◆ Instructions to follow
Copy out every line in the entries below that includes "matches".

================================

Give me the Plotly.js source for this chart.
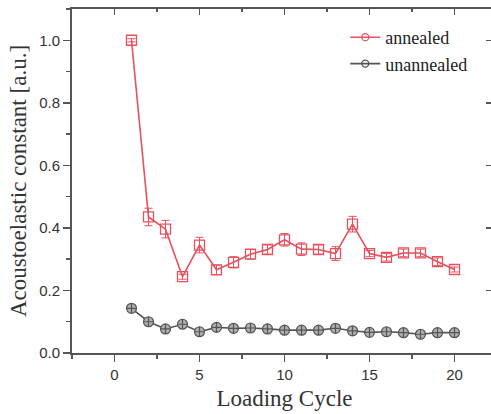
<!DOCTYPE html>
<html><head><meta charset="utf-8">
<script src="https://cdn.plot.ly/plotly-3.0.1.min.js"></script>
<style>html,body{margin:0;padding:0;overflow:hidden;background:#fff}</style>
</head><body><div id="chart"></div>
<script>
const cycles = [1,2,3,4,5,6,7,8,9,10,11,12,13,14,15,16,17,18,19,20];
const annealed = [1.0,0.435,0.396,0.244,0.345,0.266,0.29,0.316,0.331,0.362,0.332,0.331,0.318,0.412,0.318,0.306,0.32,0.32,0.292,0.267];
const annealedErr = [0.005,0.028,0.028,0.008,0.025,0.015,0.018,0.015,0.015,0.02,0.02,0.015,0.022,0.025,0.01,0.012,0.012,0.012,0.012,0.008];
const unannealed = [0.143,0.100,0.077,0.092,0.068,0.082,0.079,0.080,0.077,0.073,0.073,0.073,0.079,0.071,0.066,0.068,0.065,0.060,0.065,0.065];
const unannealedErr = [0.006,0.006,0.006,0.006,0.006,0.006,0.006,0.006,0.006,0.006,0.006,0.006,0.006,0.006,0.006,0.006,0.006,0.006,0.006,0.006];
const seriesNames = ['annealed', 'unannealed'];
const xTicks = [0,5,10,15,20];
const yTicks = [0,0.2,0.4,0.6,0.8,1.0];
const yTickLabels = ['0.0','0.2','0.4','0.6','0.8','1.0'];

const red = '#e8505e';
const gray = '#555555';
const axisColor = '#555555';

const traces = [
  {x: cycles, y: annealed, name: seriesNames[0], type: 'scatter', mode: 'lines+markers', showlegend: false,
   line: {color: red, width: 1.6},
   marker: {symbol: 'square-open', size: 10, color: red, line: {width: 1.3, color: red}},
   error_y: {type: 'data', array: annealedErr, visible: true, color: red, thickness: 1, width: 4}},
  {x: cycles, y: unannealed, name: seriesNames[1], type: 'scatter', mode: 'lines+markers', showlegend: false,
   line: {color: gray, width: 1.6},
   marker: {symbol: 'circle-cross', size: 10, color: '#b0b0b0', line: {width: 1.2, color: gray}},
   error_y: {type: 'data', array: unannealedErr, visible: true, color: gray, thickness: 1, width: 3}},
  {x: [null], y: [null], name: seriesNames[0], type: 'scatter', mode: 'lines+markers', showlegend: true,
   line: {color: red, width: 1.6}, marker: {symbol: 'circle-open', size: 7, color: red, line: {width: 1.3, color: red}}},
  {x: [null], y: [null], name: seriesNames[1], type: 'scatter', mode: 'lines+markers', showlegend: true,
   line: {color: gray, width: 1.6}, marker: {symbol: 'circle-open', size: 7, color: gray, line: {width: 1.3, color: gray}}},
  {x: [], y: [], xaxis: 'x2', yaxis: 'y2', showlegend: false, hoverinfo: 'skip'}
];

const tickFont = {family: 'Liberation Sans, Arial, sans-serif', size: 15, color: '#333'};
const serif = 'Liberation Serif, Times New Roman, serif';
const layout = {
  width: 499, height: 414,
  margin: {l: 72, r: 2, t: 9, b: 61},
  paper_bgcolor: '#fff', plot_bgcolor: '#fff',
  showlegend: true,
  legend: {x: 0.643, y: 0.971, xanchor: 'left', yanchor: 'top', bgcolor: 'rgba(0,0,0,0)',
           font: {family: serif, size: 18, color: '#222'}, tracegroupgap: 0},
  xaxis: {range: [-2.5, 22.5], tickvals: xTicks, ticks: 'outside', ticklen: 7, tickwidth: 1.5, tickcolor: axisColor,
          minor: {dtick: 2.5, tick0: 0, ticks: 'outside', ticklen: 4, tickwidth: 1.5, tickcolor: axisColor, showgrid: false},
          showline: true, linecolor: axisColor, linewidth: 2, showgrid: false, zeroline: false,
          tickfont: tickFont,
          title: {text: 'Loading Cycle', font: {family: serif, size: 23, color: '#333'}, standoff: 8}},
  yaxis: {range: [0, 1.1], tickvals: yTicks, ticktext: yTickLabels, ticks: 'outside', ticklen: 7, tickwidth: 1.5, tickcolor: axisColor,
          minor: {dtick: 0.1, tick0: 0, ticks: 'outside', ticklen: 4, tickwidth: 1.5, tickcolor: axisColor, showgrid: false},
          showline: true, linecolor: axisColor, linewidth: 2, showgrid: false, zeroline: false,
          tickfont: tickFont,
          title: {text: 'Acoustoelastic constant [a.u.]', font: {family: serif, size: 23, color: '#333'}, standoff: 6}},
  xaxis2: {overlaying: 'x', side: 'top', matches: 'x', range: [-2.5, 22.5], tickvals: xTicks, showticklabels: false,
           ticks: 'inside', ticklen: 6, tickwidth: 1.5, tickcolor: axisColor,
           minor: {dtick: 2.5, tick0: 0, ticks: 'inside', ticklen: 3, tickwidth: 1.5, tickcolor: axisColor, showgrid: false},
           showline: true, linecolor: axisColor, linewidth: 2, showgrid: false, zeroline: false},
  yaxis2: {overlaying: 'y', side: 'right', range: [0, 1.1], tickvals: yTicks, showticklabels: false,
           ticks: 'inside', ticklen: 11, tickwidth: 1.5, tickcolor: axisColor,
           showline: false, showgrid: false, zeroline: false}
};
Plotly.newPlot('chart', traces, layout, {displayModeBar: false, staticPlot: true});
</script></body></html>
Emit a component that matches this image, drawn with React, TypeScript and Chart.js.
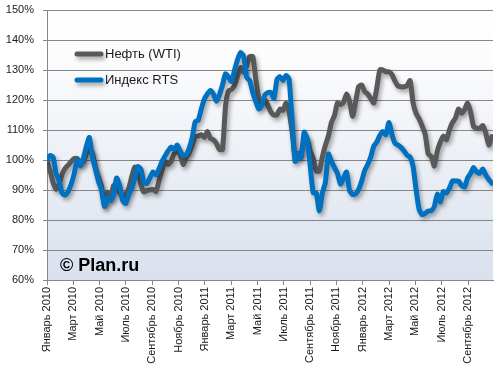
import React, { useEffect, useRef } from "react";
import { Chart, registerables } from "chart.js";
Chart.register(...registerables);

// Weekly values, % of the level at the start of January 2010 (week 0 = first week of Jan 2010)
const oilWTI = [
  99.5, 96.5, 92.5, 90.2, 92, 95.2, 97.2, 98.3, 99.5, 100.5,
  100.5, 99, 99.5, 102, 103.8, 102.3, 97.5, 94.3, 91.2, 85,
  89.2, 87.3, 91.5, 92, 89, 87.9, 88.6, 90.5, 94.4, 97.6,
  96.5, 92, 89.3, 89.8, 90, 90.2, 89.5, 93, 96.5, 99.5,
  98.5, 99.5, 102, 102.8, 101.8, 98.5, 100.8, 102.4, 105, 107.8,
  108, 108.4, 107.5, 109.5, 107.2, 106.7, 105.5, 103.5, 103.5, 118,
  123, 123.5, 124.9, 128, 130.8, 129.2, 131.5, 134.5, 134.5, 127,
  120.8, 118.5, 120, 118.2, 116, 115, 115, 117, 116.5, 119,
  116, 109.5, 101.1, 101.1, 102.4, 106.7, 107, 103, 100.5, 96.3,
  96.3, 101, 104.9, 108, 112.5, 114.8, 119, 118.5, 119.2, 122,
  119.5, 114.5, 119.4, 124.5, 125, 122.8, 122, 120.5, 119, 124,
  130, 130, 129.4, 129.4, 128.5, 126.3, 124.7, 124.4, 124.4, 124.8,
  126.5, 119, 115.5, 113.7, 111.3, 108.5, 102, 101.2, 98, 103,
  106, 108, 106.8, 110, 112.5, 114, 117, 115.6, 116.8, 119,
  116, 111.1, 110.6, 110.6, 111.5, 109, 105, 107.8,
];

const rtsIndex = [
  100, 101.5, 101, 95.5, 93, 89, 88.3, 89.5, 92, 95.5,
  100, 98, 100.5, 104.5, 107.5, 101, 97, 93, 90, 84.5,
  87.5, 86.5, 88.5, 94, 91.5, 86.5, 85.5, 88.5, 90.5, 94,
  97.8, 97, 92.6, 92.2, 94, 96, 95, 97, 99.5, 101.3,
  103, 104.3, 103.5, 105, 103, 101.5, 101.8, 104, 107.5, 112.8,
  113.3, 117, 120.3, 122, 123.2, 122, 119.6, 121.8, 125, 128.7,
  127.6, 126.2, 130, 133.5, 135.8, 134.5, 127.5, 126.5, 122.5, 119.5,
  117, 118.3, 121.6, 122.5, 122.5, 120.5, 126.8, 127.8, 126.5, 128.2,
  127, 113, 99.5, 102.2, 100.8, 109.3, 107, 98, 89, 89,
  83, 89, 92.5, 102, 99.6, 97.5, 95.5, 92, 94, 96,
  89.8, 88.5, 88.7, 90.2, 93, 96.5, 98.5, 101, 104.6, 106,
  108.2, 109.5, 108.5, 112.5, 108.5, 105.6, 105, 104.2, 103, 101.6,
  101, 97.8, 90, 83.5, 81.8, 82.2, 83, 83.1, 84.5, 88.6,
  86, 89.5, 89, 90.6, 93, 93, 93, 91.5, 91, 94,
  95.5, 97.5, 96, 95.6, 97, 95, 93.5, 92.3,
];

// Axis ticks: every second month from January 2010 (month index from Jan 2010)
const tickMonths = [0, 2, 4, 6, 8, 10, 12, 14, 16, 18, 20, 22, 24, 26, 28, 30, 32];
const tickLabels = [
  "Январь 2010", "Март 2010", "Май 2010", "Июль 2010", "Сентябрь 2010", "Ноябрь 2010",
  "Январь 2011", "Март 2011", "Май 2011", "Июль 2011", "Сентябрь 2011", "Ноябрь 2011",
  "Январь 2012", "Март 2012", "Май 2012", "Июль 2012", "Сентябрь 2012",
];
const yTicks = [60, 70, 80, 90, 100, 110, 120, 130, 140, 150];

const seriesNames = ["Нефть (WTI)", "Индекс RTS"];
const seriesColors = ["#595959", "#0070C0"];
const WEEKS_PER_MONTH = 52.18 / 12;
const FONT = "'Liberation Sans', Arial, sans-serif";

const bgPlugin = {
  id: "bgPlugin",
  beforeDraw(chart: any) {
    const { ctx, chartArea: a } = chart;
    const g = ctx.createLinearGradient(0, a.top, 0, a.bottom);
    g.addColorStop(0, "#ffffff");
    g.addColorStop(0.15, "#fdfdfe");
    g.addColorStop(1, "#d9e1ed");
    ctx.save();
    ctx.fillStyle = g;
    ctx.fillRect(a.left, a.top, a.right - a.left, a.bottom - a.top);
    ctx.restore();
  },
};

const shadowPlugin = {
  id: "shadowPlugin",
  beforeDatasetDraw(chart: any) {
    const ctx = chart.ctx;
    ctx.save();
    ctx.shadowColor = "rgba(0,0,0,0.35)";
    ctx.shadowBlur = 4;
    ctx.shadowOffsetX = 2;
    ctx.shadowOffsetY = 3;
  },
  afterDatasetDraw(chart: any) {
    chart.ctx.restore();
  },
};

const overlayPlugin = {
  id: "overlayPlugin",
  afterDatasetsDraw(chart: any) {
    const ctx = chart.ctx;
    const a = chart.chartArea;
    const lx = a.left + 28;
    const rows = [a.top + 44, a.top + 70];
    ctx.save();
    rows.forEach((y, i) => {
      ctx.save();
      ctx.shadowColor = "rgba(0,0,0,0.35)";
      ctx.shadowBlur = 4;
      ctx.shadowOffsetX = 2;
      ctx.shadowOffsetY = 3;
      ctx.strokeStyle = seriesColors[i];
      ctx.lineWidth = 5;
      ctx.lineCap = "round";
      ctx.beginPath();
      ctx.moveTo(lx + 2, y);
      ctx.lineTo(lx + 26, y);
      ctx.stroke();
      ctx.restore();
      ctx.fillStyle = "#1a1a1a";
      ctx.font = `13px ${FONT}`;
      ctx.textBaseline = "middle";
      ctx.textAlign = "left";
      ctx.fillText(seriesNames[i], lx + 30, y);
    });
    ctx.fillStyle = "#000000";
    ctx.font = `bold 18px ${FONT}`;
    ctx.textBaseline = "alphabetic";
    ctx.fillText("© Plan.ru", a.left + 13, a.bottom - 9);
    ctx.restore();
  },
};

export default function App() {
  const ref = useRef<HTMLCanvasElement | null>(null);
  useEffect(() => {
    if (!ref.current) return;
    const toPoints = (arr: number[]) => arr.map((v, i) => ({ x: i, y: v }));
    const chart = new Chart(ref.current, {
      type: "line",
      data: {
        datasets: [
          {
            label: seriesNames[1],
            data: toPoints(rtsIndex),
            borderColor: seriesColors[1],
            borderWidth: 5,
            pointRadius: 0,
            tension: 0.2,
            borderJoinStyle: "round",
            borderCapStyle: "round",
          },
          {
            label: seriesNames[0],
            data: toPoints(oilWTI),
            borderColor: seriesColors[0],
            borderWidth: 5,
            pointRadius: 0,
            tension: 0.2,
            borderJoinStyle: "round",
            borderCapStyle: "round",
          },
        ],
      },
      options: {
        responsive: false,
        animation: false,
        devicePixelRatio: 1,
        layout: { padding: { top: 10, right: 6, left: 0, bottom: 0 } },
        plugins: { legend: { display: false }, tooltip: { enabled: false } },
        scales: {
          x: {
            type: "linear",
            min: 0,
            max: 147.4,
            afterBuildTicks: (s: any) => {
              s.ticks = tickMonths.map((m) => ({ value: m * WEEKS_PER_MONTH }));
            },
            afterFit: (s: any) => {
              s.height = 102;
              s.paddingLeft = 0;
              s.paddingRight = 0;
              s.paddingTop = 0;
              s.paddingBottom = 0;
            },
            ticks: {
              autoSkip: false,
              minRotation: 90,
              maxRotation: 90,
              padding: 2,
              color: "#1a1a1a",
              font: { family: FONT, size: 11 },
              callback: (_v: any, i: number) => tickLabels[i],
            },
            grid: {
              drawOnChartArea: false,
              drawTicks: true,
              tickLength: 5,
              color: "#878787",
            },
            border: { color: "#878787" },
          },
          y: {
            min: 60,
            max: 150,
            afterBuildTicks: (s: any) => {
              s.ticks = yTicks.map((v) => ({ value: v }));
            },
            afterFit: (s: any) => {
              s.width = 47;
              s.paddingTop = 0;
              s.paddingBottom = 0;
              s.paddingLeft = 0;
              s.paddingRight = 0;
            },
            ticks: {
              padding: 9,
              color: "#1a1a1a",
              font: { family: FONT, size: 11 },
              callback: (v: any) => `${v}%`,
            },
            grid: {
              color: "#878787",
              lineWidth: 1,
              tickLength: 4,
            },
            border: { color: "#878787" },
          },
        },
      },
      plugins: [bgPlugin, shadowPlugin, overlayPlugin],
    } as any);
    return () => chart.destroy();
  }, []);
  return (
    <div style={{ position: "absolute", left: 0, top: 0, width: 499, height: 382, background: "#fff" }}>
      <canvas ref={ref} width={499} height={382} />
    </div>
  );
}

================================

◆ Correct response
  xaxis2: {overlaying: 'x', side: 'top', matches: 'x', range: [-2.5, 22.5], tickvals: xTicks, showticklabels: false,
Emit a component that matches this image, drawn with React, TypeScript and Chart.js.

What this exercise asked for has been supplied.